_Exercise_. Repeat, exactly and completely, the material that follows. Omit the pictures.

_Data extract_.
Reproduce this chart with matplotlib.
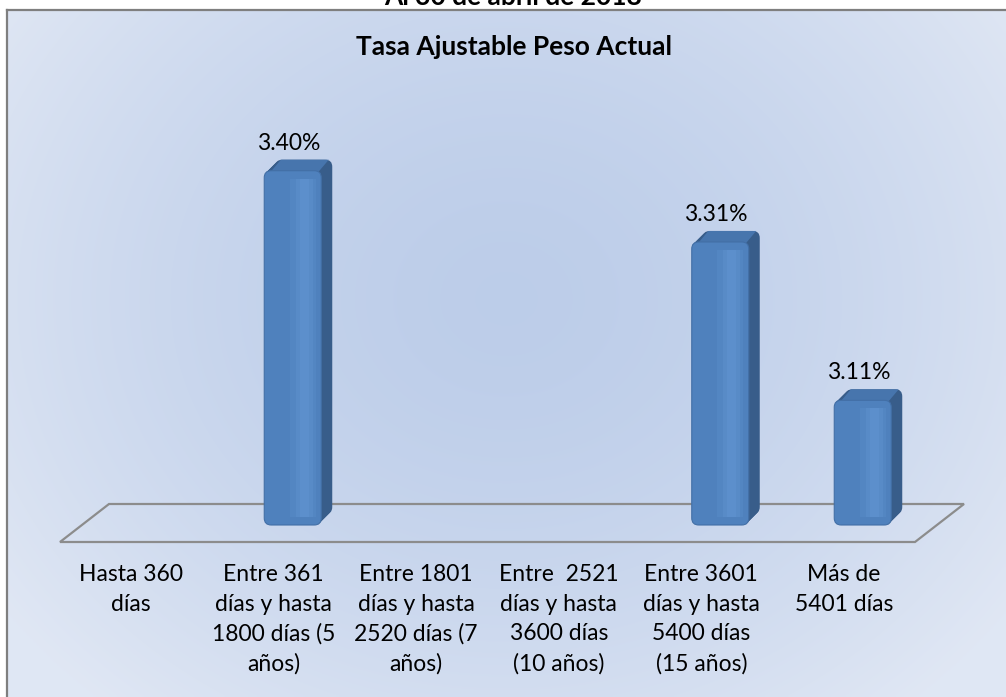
import matplotlib
matplotlib.use('Agg')
import matplotlib.pyplot as plt
import numpy as np
from matplotlib.patches import FancyBboxPatch, Rectangle, Polygon
from matplotlib.transforms import ScaledTranslation, IdentityTransform
from matplotlib.lines import Line2D

plt.rcParams['font.family'] = ['Lato', 'DejaVu Sans']

# --- data ---
categories = [
    "Hasta 360\ndías",
    "Entre 361\ndías y hasta\n1800 días (5\naños)",
    "Entre 1801\ndías y hasta\n2520 días (7\naños)",
    "Entre  2521\ndías y hasta\n3600 días\n(10 años)",
    "Entre 3601\ndías y hasta\n5400 días\n(15 años)",
    "Más de\n5401 días",
]
values = [None, 3.40, None, None, 3.31, 3.11]
value_labels = ["", "3.40%", "", "", "3.31%", "3.11%"]
chart_title = "Tasa Ajustable Peso Actual"
top_title = "Al 30 de abril de 2018"

W, H = 1006, 697
y_min, y_max = 2.9525, 3.5108

fig = plt.figure(figsize=(W / 100, H / 100), dpi=100)
fig.patch.set_facecolor('white')

# chart area background (radial gradient)
bg = fig.add_axes([7 / W, 0, 1 - 7 / W, 1 - 10 / H])
yy, xx = np.mgrid[0:1:200j, 0:1:300j]
r = np.sqrt(((xx - 0.5) / 0.62) ** 2 + ((yy - 0.42) / 0.78) ** 2)
r = np.clip(r, 0, 1)
c0 = np.array([0.74, 0.805, 0.915])
c1 = np.array([0.878, 0.906, 0.957])
img = c0 + (c1 - c0) * (r[..., None] ** 1.6)
bg.imshow(img, aspect='auto', extent=[0, 1, 0, 1], origin='upper',
          interpolation='bilinear')
bg.axis('off')

# chart border (top and left are inside the picture)
fig.add_artist(Line2D([7 / W, 7 / W], [0, 1 - 10 / H], transform=fig.transFigure,
                      color='#7f7f7f', lw=1.6))
fig.add_artist(Line2D([7 / W, 1], [1 - 10 / H, 1 - 10 / H], transform=fig.transFigure,
                      color='#7f7f7f', lw=1.6))

ax = fig.add_axes([60 / W, (H - 542) / H, 855 / W, 442 / H])
ax.set_xlim(-0.5, len(categories) - 0.5)
ax.set_ylim(y_min, y_max)
ax.axis('off')
ax.patch.set_alpha(0)

px_x = 855 / len(categories)
px_y = 442 / (y_max - y_min)


def shift(dx, dy):
    return ax.transData + ScaledTranslation(dx / 100, dy / 100, fig.dpi_scale_trans)


# floor (3D plane)
floor_dx, floor_dy = 49, 38
front = ax.transData.transform([(-0.5, y_min), (len(categories) - 0.5, y_min)])
floor_pts = [front[0], front[1], front[1] + [floor_dx, floor_dy], front[0] + [floor_dx, floor_dy]]
ax.add_patch(Polygon(floor_pts, closed=True, facecolor='none', edgecolor='#8c8c8c',
                     lw=1.6, transform=IdentityTransform(), clip_on=False, zorder=1))

# bars
bar_w = 0.4
off_x, off_y = 19, 17
depth = 11
rs = 7 / px_x
asp = px_x / px_y
side_color = '#385d8a'
top_color = '#4775ad'
front_color = '#4f81bd'

for i, v in enumerate(values):
    if v is None:
        continue
    x0 = i - bar_w / 2
    h = v - y_min
    # extrusion (side / back)
    for k in range(depth, 0, -1):
        ax.add_patch(FancyBboxPatch((x0, y_min), bar_w, h,
                                    boxstyle=f"round,pad=0,rounding_size={rs}",
                                    mutation_aspect=asp, facecolor=side_color,
                                    edgecolor='none', transform=shift(off_x + k, off_y + k),
                                    clip_on=False, zorder=3))
    # top face
    ft = ax.transData.transform([(x0 + rs * 0.8, v), (x0 + bar_w - rs * 0.5, v)])
    ft = ft + [off_x, off_y]
    top_pts = [ft[0] + [0, -2], ft[1] + [0, -2], ft[1] + [depth, depth], ft[0] + [depth, depth]]
    ax.add_patch(Polygon(top_pts, closed=True, facecolor=top_color, edgecolor='none',
                         transform=IdentityTransform(), clip_on=False, zorder=4))
    # front face
    ax.add_patch(FancyBboxPatch((x0, y_min), bar_w, h,
                                boxstyle=f"round,pad=0,rounding_size={rs}",
                                mutation_aspect=asp, facecolor=front_color,
                                edgecolor='#426fa6', lw=0.8,
                                transform=shift(off_x, off_y), clip_on=False, zorder=5))
    # soft highlight on the front face
    for frac, wfrac, a in [(0.45, 0.45, 0.18), (0.55, 0.3, 0.22), (0.62, 0.16, 0.25)]:
        ax.add_patch(Rectangle((x0 + frac * bar_w, y_min + 8 / px_y), wfrac * bar_w,
                               h - 16 / px_y, facecolor='#6a9ddb', edgecolor='none',
                               alpha=a, transform=shift(off_x, off_y), clip_on=False,
                               zorder=6))
    # value label
    ax.text(i, v, value_labels[i], transform=shift(15, off_y + depth + 6),
            ha='center', va='bottom', fontsize=16.5, color='black', zorder=7)

# category labels
for i, cat in enumerate(categories):
    ax.text(i, y_min, cat, transform=shift(0, -22), ha='center', va='top',
            fontsize=16.5, linespacing=1.5, color='black')

fig.text(514 / W, 1 - 55 / H, chart_title, ha='center', va='baseline',
         fontsize=19, fontweight='bold', color='black')
fig.text(513 / W, 1 - 5 / H, top_title, ha='center', va='baseline',
         fontsize=19, fontweight='bold', color='black')

fig.savefig('out.png', dpi=100)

_Answer to this task_.
Reproduce this chart with matplotlib.
import matplotlib
matplotlib.use('Agg')
import matplotlib.pyplot as plt
import numpy as np
from matplotlib.patches import FancyBboxPatch, Rectangle, Polygon
from matplotlib.transforms import ScaledTranslation, IdentityTransform
from matplotlib.lines import Line2D

plt.rcParams['font.family'] = ['Lato', 'DejaVu Sans']

# --- data ---
categories = [
    "Hasta 360\ndías",
    "Entre 361\ndías y hasta\n1800 días (5\naños)",
    "Entre 1801\ndías y hasta\n2520 días (7\naños)",
    "Entre  2521\ndías y hasta\n3600 días\n(10 años)",
    "Entre 3601\ndías y hasta\n5400 días\n(15 años)",
    "Más de\n5401 días",
]
values = [None, 3.40, None, None, 3.31, 3.11]
value_labels = ["", "3.40%", "", "", "3.31%", "3.11%"]
chart_title = "Tasa Ajustable Peso Actual"
top_title = "Al 30 de abril de 2018"

W, H = 1006, 697
y_min, y_max = 2.9525, 3.5108

fig = plt.figure(figsize=(W / 100, H / 100), dpi=100)
fig.patch.set_facecolor('white')

# chart area background (radial gradient)
bg = fig.add_axes([7 / W, 0, 1 - 7 / W, 1 - 10 / H])
yy, xx = np.mgrid[0:1:200j, 0:1:300j]
r = np.sqrt(((xx - 0.5) / 0.62) ** 2 + ((yy - 0.42) / 0.78) ** 2)
r = np.clip(r, 0, 1)
c0 = np.array([0.74, 0.805, 0.915])
c1 = np.array([0.878, 0.906, 0.957])
img = c0 + (c1 - c0) * (r[..., None] ** 1.6)
bg.imshow(img, aspect='auto', extent=[0, 1, 0, 1], origin='upper',
          interpolation='bilinear')
bg.axis('off')

# chart border (top and left are inside the picture)
fig.add_artist(Line2D([7 / W, 7 / W], [0, 1 - 10 / H], transform=fig.transFigure,
                      color='#7f7f7f', lw=1.6))
fig.add_artist(Line2D([7 / W, 1], [1 - 10 / H, 1 - 10 / H], transform=fig.transFigure,
                      color='#7f7f7f', lw=1.6))

ax = fig.add_axes([60 / W, (H - 542) / H, 855 / W, 442 / H])
ax.set_xlim(-0.5, len(categories) - 0.5)
ax.set_ylim(y_min, y_max)
ax.axis('off')
ax.patch.set_alpha(0)

px_x = 855 / len(categories)
px_y = 442 / (y_max - y_min)


def shift(dx, dy):
    return ax.transData + ScaledTranslation(dx / 100, dy / 100, fig.dpi_scale_trans)


# floor (3D plane)
floor_dx, floor_dy = 49, 38
front = ax.transData.transform([(-0.5, y_min), (len(categories) - 0.5, y_min)])
floor_pts = [front[0], front[1], front[1] + [floor_dx, floor_dy], front[0] + [floor_dx, floor_dy]]
ax.add_patch(Polygon(floor_pts, closed=True, facecolor='none', edgecolor='#8c8c8c',
                     lw=1.6, transform=IdentityTransform(), clip_on=False, zorder=1))

# bars
bar_w = 0.4
off_x, off_y = 19, 17
depth = 11
rs = 7 / px_x
asp = px_x / px_y
side_color = '#385d8a'
top_color = '#4775ad'
front_color = '#4f81bd'

for i, v in enumerate(values):
    if v is None:
        continue
    x0 = i - bar_w / 2
    h = v - y_min
    # extrusion (side / back)
    for k in range(depth, 0, -1):
        ax.add_patch(FancyBboxPatch((x0, y_min), bar_w, h,
                                    boxstyle=f"round,pad=0,rounding_size={rs}",
                                    mutation_aspect=asp, facecolor=side_color,
                                    edgecolor='none', transform=shift(off_x + k, off_y + k),
                                    clip_on=False, zorder=3))
    # top face
    ft = ax.transData.transform([(x0 + rs * 0.8, v), (x0 + bar_w - rs * 0.5, v)])
    ft = ft + [off_x, off_y]
    top_pts = [ft[0] + [0, -2], ft[1] + [0, -2], ft[1] + [depth, depth], ft[0] + [depth, depth]]
    ax.add_patch(Polygon(top_pts, closed=True, facecolor=top_color, edgecolor='none',
                         transform=IdentityTransform(), clip_on=False, zorder=4))
    # front face
    ax.add_patch(FancyBboxPatch((x0, y_min), bar_w, h,
                                boxstyle=f"round,pad=0,rounding_size={rs}",
                                mutation_aspect=asp, facecolor=front_color,
                                edgecolor='#426fa6', lw=0.8,
                                transform=shift(off_x, off_y), clip_on=False, zorder=5))
    # soft highlight on the front face
    for frac, wfrac, a in [(0.45, 0.45, 0.18), (0.55, 0.3, 0.22), (0.62, 0.16, 0.25)]:
        ax.add_patch(Rectangle((x0 + frac * bar_w, y_min + 8 / px_y), wfrac * bar_w,
                               h - 16 / px_y, facecolor='#6a9ddb', edgecolor='none',
                               alpha=a, transform=shift(off_x, off_y), clip_on=False,
                               zorder=6))
    # value label
    ax.text(i, v, value_labels[i], transform=shift(15, off_y + depth + 6),
            ha='center', va='bottom', fontsize=16.5, color='black', zorder=7)

# category labels
for i, cat in enumerate(categories):
    ax.text(i, y_min, cat, transform=shift(0, -22), ha='center', va='top',
            fontsize=16.5, linespacing=1.5, color='black')

fig.text(514 / W, 1 - 55 / H, chart_title, ha='center', va='baseline',
         fontsize=19, fontweight='bold', color='black')
fig.text(513 / W, 1 - 5 / H, top_title, ha='center', va='baseline',
         fontsize=19, fontweight='bold', color='black')

fig.savefig('out.png', dpi=100)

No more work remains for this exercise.